We thought that we would be bereft of fireworks because they are illegal in Massachusetts, so we were very excited to see everyone shooting them off illegally around the lake. It is very wet out here, I suppose, and they are pretty. But, then, what is it with men and dynamite? I don't understand the loud booming things that have no sparkly lights. What is the point, I ask you? All they did was wake up my baby from a perfectly lovely slumber at 9 p.m. and keep him up until 10:30. The whole place sounded like a war zone, so then I thought: Is this what the 4th is all about, recreating war? That's a bizarre little way to celebrate-- right up there with creating the effigy of a conspirator and burning him.
R says it's time for bed now. I'm almost adjusted to the time change.
We are thinking of adopting a furry friend when Buckaroo is all potty trained -- in a few years-- and our FMF told us that they adopted their dogs through an organization that rescues them from Puerto Rico. Very cool.
July 3, 2008
July 1, 2008
Also, Bob the stinky boat man finally showed up! Unfortunately, he left the boat with a dead battery, so we still don't know whether or not there is smoke billowing from the engine because we can't start the engine.

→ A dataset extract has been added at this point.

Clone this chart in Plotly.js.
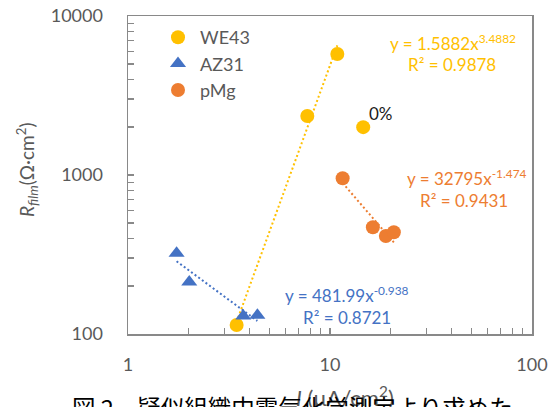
<!DOCTYPE html>
<html>
<head>
<meta charset="utf-8">
<script src="https://cdn.plot.ly/plotly-3.0.1.min.js"></script>
<style>
html,body{margin:0;padding:0;background:#fff;}
#chart{width:556px;height:407px;}
</style>
</head>
<body>
<div id="chart"></div>
<script>
// ---- data ----
const seriesNames = ['WE43', 'AZ31', 'pMg'];
const we43X = [3.45, 7.72, 10.87, 14.6];
const we43Y = [114, 2350, 5770, 2000];
const we43FitIdx = [0, 1, 2];          // "0%" point excluded from fit
const az31X = [1.74, 2.01, 3.72, 4.37];
const az31Y = [322, 212, 130, 131];
const pmgX = [11.55, 16.3, 18.9, 20.7];
const pmgY = [953, 469, 413, 436];
// power-law fit coefficients shown on the chart: y = a * x^b
const fitA = [1.5882, 481.99, 32795];
const fitB = [3.4882, -0.938, -1.474];
const fitR2 = [0.9878, 0.8721, 0.9431];
// axis ticks
const xTickVals = [1,2,3,4,5,6,7,8,9,10,20,30,40,50,60,70,80,90,100];
const xTickText = ['1','','','','','','','','','10','','','','','','','','','100'];
const yTickVals = [100,200,300,400,500,600,700,800,900,1000,2000,3000,4000,5000,6000,7000,8000,9000,10000];
const yTickText = ['100','','','','','','','','','1000','','','','','','','','','10000'];

const colors = ['#FFC000', '#4472C4', '#ED7D31'];
const FONT = 'Lato, "Noto Sans CJK JP", sans-serif';

function fitLine(xs, a, b) {
  const lo = Math.min(...xs), hi = Math.max(...xs);
  return {x: [lo, hi], y: [a * Math.pow(lo, b), a * Math.pow(hi, b)]};
}
const fitXs = [we43FitIdx.map(i => we43X[i]), az31X, pmgX];

const traces = [];
fitXs.forEach((xs, i) => {
  const f = fitLine(xs, fitA[i], fitB[i]);
  traces.push({x: f.x, y: f.y, mode: 'lines', showlegend: false, hoverinfo: 'skip',
    line: {color: colors[i], width: 2, dash: '2px,2.5px'}});
});
traces.push({x: we43X, y: we43Y, name: seriesNames[0], mode: 'markers', type: 'scatter',
  marker: {symbol: 'circle', size: 14, color: colors[0]}});
traces.push({x: az31X, y: az31Y, name: seriesNames[1], mode: 'markers', type: 'scatter',
  marker: {symbol: 'triangle-up', size: 14, color: colors[1]}});
traces.push({x: pmgX, y: pmgY, name: seriesNames[2], mode: 'markers', type: 'scatter',
  marker: {symbol: 'circle', size: 14, color: colors[2]}});

function px2x(p) { return (p - 128) / 404; }
function px2y(p) { return 1 - (p - 16) / 318; }

function eq(i) {
  return 'y = ' + fitA[i] + 'x<sup>' + fitB[i] + '</sup>';
}
const annFont = (c) => ({family: FONT, size: 17, color: c});
const annotations = [
  {text: eq(0), x: px2x(453), y: px2y(43), font: annFont(colors[0])},
  {text: 'R² = ' + fitR2[0], x: px2x(452), y: px2y(65), font: annFont(colors[0])},
  {text: '0%', x: px2x(381), y: px2y(113), font: annFont('#1a1a1a')},
  {text: eq(2), x: px2x(467), y: px2y(177), font: annFont(colors[2])},
  {text: 'R² = ' + fitR2[2], x: px2x(464), y: px2y(200), font: annFont(colors[2])},
  {text: eq(1), x: px2x(347), y: px2y(294), font: annFont(colors[1])},
  {text: 'R² = ' + fitR2[1], x: px2x(347), y: px2y(317), font: annFont(colors[1])},
  {text: '<i>R</i><sub><i>film</i></sub>(Ω·cm<sup>2</sup>)', x: px2x(27), y: px2y(170), textangle: -90,
    font: {family: FONT, size: 19, color: '#595959'}},
  {text: '<i>I</i> (μA/cm<sup>2</sup>)', x: px2x(345), y: px2y(396),
    font: {family: FONT, size: 22, color: '#595959'}},
  {text: '図 2．疑似組織中電気化学測定より求めた', x: px2x(70), xanchor: 'left', y: px2y(388), yanchor: 'top',
    font: {family: '"Noto Sans CJK JP", sans-serif', size: 23.5, color: '#000000'}}
].map(a => Object.assign({xref: 'paper', yref: 'paper', showarrow: false, xanchor: 'center', yanchor: 'middle'}, a));

const axisCommon = {
  type: 'log', showgrid: false, zeroline: false,
  showline: true, linecolor: '#898989', linewidth: 1.5, mirror: true,
  ticks: 'inside', ticklen: 6, tickwidth: 1.3, tickcolor: '#898989',
  tickmode: 'array',
  tickfont: {family: FONT, size: 18, color: '#595959'}
};

const layout = {
  width: 556, height: 407,
  margin: {l: 128, r: 24, t: 16, b: 73},
  paper_bgcolor: '#ffffff', plot_bgcolor: '#ffffff',
  font: {family: FONT},
  showlegend: true,
  legend: {x: px2x(156), y: px2y(19), xanchor: 'left', yanchor: 'top', bgcolor: 'rgba(0,0,0,0)',
    itemwidth: 34,
    font: {family: FONT, size: 18, color: '#595959'}, tracegroupgap: 0},
  xaxis: Object.assign({}, axisCommon, {range: [0, 2], tickvals: xTickVals, ticktext: xTickText, ticklabelstandoff: 14}),
  yaxis: Object.assign({}, axisCommon, {range: [2, 4], tickvals: yTickVals, ticktext: yTickText, ticklabelstandoff: 20}),
  annotations: annotations
};

Plotly.newPlot('chart', traces, layout, {displayModeBar: false, staticPlot: true});
</script>
</body>
</html>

R says Bob is the last of a dying breed in Massachusetts and we'd be hard-pressed to replace him. Erg.
So, we've made friends, and they took us to a tasty Mexican restaurant last night. Yippee. We attempted Mexican food in New Hampsha one day, and it was ok, but the margaritas seemed to be made of only ice and tequila. I was about to ask the waitress if the lime and sugar were coming separately when I saw that the people at the table next to ours were slurping their margaritas happily. I decided to keep my California mouth shut and mix my drink with Sweet Potato's lemonade.
Anyway, back to the FMF (as they will forevermore be known). They are the friendliest people I've ever met in my life. At first I thought it was just a Massachusetts thing, but now I think it's just them. They've practically invited us to move in with them.

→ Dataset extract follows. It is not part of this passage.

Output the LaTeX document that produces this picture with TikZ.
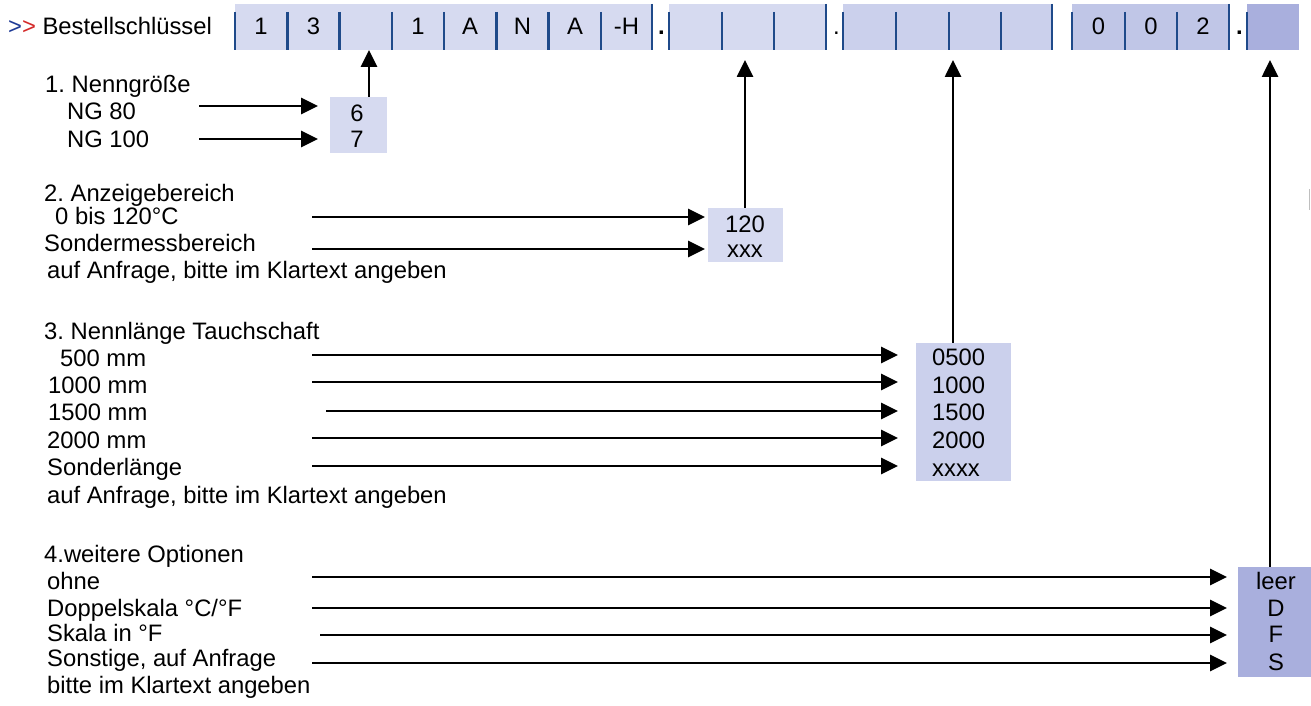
\documentclass[tikz,border=0pt]{standalone}
\usepackage{fontspec}
\setmainfont{Liberation Sans}
\usetikzlibrary{arrows.meta}
\definecolor{sepblue}{HTML}{1F4A8A}
\definecolor{fillA}{HTML}{D6DAF0}
\definecolor{fillB}{HTML}{CBD0EC}
\definecolor{fillC}{HTML}{C0C6E7}
\definecolor{fillD}{HTML}{A9AFDD}
\definecolor{gtblue}{HTML}{1E3A96}
\definecolor{gtred}{HTML}{D42A2A}
\frenchspacing
\begin{document}
\begin{tikzpicture}[x=1pt,y=-1pt,
  txt/.style={anchor=base west, inner sep=0pt, font=\fontsize{23.8}{27}\selectfont},
  ctxt/.style={anchor=base, inner sep=0pt, font=\fontsize{23.8}{27}\selectfont},
  arr/.style={line width=2.7pt, -{Triangle[length=17pt,width=16pt]}},
  sepline/.style={draw=sepblue, line width=2.4pt},
  segbox/.style={draw=none, inner sep=0pt, minimum height=46pt},
  optbox/.style={draw=none, inner sep=0pt}
  ]
\useasboundingbox (0,0) rectangle (1311,706);
\fill[white] (0,0) rectangle (1311,706);

% header
\node[txt] (head) at (8,35) {{\color{gtblue}>}{\color{gtred}>} Bestellschlüssel};

% bar segments
\node[segbox, fill=fillA, minimum width=417pt] (seg1) at (443.5,27) {};
\node[segbox, fill=fillA, minimum width=157pt] (seg2) at (747.5,27) {};
\node[segbox, fill=fillB, minimum width=209pt] (seg3) at (947.5,27) {};
\node[segbox, fill=fillC, minimum width=157pt] (seg4) at (1150.5,27) {};
\node[segbox, fill=fillD, minimum width=52pt] (seg5) at (1273,27) {};

% separators
\foreach \x in {235,287.5,339.5,392,444,496.5,548.5,601,669,722,774,843,896,949,1001,1072,1125,1177,1247}
  \draw[sepline] (\x,12) -- (\x,50);
\foreach \x in {652,826,1052,1229}
  \draw[sepline] (\x,4) -- (\x,50);

% bar texts
\node[ctxt] (c1) at (261,35) {1};
\node[ctxt] (c2) at (313.5,35) {3};
\node[ctxt] (c4) at (418,35) {1};
\node[ctxt] (c5) at (470,35) {A};
\node[ctxt] (c6) at (522.5,35) {N};
\node[ctxt] (c7) at (575,35) {A};
\node[ctxt] (c8) at (626.5,35) {-H};
\node[ctxt] (d1) at (661.5,35) {\textbf{.}};
\node[ctxt] (d2) at (836.5,35) {.};
\node[ctxt] (c9) at (1098.5,35) {0};
\node[ctxt] (c10) at (1151,35) {0};
\node[ctxt] (c11) at (1203,35) {2};
\node[ctxt] (d3) at (1239.5,35) {\textbf{.}};

% up-arrow targets
\coordinate (t1) at (369,50);
\coordinate (t2) at (745,60);
\coordinate (t3) at (953,60);
\coordinate (t4) at (1270,60);

% option boxes
\node[optbox, fill=fillA, minimum width=57pt, minimum height=56pt] (b1) at (358.5,125) {};
\node[optbox, fill=fillA, minimum width=75pt, minimum height=54pt] (b2) at (745.5,235) {};
\node[optbox, fill=fillB, minimum width=95pt, minimum height=138pt] (b3) at (963.5,412) {};
\node[optbox, fill=fillD, minimum width=73pt, minimum height=110pt] (b4) at (1274.5,622) {};

\draw[arr] (b1.north -| t1) -- (t1);
\draw[arr] (b2.north -| t2) -- (t2);
\draw[arr] (b3.north -| t3) -- (t3);
\draw[arr] (b4.north -| t4) -- (t4);

% section 1
\node[txt] (s1h) at (45,93) {1. Nenngröße};
\node[txt] (s1a) at (67,120) {NG 80};
\node[txt] (s1b) at (67,147) {NG 100};
\node[ctxt] (v6) at (357,122) {6};
\node[ctxt] (v7) at (357,147) {7};
\coordinate (a1s) at (199,106); \coordinate (a1e) at (318,106);
\coordinate (a2s) at (199,139); \coordinate (a2e) at (318,139);
\draw[arr] (a1s) -- (a1e);
\draw[arr] (a2s) -- (a2e);

% section 2
\node[txt] (s2h) at (44,201) {2. Anzeigebereich};
\node[txt] (s2a) at (55,224) {0 bis 120°C};
\node[txt] (s2b) at (44,251) {Sondermessbereich};
\node[txt] (s2c) at (47,278) {auf Anfrage, bitte im Klartext angeben};
\node[ctxt] (v120) at (745,232) {120};
\node[ctxt] (vxxx) at (745,257) {xxx};
\coordinate (b1s) at (312,217); \coordinate (b1e) at (705,217);
\coordinate (b2s) at (312,249); \coordinate (b2e) at (705,249);
\draw[arr] (b1s) -- (b1e);
\draw[arr] (b2s) -- (b2e);

% section 3
\node[txt] (s3h) at (44,339) {3. Nennlänge Tauchschaft};
\node[txt] (s3a) at (60,366) {500 mm};
\node[txt] (s3b) at (48,393) {1000 mm};
\node[txt] (s3c) at (48,420) {1500 mm};
\node[txt] (s3d) at (47,448) {2000 mm};
\node[txt] (s3e) at (47,475) {Sonderlänge};
\node[txt] (s3f) at (47,503) {auf Anfrage, bitte im Klartext angeben};
\node[txt] (w1) at (932,365) {0500};
\node[txt] (w2) at (932,393) {1000};
\node[txt] (w3) at (932,420) {1500};
\node[txt] (w4) at (932,448) {2000};
\node[txt] (w5) at (932,476) {xxxx};
\coordinate (c1s) at (312,355); \coordinate (c1e) at (898,355);
\coordinate (c2s) at (312,382); \coordinate (c2e) at (898,382);
\coordinate (c3s) at (326,411); \coordinate (c3e) at (898,411);
\coordinate (c4s) at (312,438); \coordinate (c4e) at (898,438);
\coordinate (c5s) at (312,466); \coordinate (c5e) at (898,466);
\foreach \i in {1,...,5} \draw[arr] (c\i s) -- (c\i e);

% section 4
\node[txt] (s4h) at (44,562) {4.weitere Optionen};
\node[txt] (s4a) at (47,589) {ohne};
\node[txt] (s4b) at (47,616) {Doppelskala °C/°F};
\node[txt] (s4c) at (47,641) {Skala in °F};
\node[txt] (s4d) at (47,666) {Sonstige, auf Anfrage};
\node[txt] (s4e) at (47,693) {bitte im Klartext angeben};
\node[ctxt] (x1) at (1276,589) {leer};
\node[ctxt] (x2) at (1276,616) {D};
\node[ctxt] (x3) at (1276,642) {F};
\node[ctxt] (x4) at (1276,670) {S};
\coordinate (e1s) at (312,577); \coordinate (e1e) at (1227,577);
\coordinate (e2s) at (312,608); \coordinate (e2e) at (1227,608);
\coordinate (e3s) at (320,635); \coordinate (e3e) at (1227,635);
\coordinate (e4s) at (312,663); \coordinate (e4e) at (1227,663);
\foreach \i in {1,...,4} \draw[arr] (e\i s) -- (e\i e);

% small grey mark at right edge
\draw[gray!50, line width=1.2pt] (1309.5,189) -- (1309.5,210);
\end{tikzpicture}
\end{document}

Last night on the way home from dinner R decided to have an impromptu, "How ya feelin' about the move" check in. Obo said he's much happier now, and he's looking forward to making some friends. Sweet Potato said she likes the lake, but she's also looking forward to her trip back to visit California. Buckaroo said he doesn't care where we live as long as we keep him stocked with Tings (actually he just made the sign for more food, or oof as he calls it).
How do I feel? Tired, mostly. I think I still haven't recovered from the time change. It is fairly amazing to go for a long, hot walk in the woods and then jump into the lake to cool off, which I did yesterday, but I'm missing my old life, too. I miss seeing someone I know every time I go out. It's only been two weeks, though, and I've been told I have to give it two years.
I asked R how he felt, and he said, "I love it here."
Buckaroo is making the milk sign, and he's covered from head to toe in soy yogurt. Time to sign off.